▶ Source material:
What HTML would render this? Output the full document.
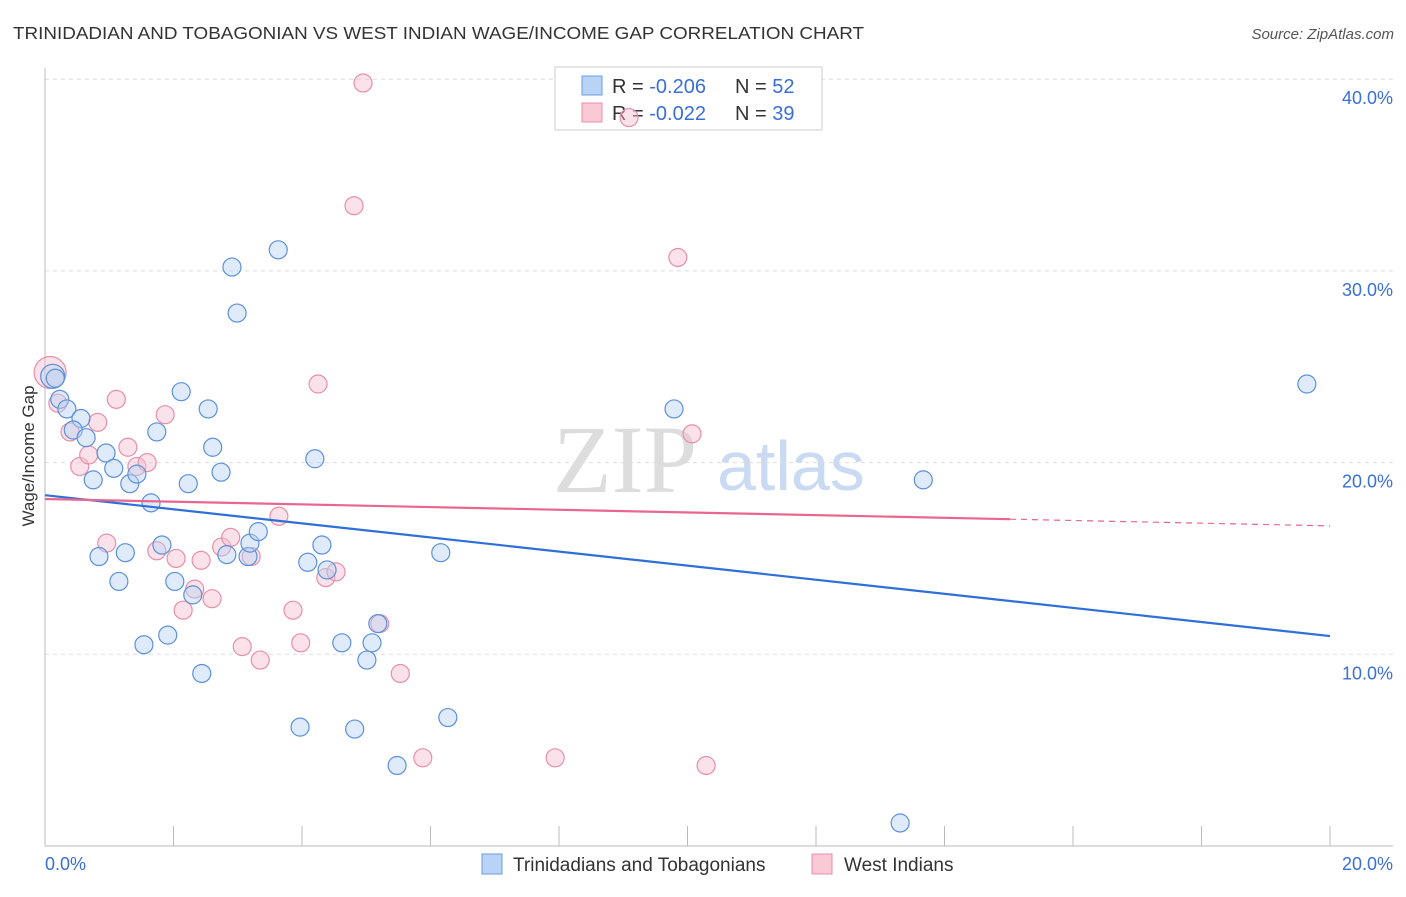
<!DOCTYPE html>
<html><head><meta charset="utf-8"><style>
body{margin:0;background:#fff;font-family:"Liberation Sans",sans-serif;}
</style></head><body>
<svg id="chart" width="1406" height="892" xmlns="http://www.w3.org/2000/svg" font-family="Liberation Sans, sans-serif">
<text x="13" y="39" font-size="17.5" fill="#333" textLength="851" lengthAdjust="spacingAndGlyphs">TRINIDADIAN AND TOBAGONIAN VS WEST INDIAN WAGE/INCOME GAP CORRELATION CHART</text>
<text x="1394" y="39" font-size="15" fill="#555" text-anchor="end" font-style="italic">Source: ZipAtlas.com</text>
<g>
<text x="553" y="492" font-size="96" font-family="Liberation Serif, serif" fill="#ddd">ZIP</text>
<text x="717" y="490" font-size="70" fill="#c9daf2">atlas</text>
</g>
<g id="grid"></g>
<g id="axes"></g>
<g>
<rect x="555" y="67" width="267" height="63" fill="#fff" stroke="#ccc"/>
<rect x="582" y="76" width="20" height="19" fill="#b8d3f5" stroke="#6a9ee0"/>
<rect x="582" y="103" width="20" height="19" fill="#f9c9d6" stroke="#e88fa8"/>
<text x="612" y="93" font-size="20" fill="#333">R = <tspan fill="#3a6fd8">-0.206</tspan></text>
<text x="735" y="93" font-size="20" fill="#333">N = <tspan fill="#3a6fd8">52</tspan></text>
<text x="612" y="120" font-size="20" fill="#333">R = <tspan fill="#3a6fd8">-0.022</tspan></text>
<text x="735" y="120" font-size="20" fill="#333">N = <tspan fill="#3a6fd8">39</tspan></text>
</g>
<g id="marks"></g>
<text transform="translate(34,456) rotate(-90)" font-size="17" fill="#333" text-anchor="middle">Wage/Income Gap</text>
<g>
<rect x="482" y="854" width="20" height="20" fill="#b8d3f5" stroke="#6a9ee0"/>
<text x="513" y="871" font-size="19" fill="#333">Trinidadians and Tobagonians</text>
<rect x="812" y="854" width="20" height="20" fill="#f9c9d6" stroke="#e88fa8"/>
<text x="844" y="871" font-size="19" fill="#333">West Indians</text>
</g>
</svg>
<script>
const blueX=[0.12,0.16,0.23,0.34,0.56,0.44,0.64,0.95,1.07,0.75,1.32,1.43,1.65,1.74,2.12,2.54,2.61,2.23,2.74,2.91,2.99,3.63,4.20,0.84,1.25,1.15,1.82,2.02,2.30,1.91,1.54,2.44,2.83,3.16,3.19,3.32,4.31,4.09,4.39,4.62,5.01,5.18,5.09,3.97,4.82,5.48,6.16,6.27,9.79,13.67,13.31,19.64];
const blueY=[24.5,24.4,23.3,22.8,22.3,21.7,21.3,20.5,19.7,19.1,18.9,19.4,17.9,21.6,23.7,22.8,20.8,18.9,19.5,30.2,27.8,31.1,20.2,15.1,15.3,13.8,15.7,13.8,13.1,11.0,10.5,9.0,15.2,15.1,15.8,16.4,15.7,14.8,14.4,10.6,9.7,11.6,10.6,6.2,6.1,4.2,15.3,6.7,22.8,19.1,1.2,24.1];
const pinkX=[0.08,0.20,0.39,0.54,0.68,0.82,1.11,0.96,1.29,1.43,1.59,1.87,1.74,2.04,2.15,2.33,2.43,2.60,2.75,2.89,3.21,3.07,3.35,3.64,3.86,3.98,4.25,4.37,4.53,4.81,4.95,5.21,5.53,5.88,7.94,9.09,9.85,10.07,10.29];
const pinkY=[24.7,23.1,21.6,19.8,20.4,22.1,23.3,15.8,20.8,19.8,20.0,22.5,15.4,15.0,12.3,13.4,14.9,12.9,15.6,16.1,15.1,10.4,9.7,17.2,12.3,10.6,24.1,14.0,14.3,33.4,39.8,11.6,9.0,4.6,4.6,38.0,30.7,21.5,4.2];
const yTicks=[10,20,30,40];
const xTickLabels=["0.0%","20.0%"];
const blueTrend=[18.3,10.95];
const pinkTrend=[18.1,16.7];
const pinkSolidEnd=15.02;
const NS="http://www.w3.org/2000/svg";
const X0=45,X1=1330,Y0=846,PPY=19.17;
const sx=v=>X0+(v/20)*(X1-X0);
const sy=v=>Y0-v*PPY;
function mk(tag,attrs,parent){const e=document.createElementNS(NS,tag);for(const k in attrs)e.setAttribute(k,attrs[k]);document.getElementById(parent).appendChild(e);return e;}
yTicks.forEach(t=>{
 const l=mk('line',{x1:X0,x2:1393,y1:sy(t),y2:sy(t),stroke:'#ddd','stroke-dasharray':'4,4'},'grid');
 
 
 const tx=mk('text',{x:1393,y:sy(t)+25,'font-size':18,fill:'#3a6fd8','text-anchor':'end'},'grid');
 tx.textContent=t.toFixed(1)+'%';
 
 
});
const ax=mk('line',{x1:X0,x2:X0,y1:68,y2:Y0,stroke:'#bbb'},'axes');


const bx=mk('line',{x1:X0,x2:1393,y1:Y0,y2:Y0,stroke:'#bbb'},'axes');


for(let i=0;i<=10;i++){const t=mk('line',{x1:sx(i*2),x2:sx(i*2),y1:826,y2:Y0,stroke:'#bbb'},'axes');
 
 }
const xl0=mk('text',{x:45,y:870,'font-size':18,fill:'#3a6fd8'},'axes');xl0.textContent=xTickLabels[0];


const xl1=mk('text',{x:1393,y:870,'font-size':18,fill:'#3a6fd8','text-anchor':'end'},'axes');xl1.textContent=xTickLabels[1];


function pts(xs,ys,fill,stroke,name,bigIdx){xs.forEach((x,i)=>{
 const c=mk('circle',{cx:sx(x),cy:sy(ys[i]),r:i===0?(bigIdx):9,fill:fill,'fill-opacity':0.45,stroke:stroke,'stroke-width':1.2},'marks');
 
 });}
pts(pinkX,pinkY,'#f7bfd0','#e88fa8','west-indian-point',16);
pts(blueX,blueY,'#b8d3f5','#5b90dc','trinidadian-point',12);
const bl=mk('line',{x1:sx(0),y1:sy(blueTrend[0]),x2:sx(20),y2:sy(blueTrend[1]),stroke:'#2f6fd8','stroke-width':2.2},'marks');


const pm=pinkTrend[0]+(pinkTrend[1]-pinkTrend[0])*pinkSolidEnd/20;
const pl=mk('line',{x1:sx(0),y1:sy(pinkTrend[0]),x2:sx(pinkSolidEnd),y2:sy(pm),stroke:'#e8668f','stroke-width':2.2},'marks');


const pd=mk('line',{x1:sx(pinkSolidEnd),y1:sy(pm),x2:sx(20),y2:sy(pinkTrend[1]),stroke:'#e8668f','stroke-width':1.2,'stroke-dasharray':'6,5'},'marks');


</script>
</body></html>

▶ To be done:
Gather every line containing the word "document" and copy it.

▶ Exercise solution:
What HTML would render this? Output the full document.
function mk(tag,attrs,parent){const e=document.createElementNS(NS,tag);for(const k in attrs)e.setAttribute(k,attrs[k]);document.getElementById(parent).appendChild(e);return e;}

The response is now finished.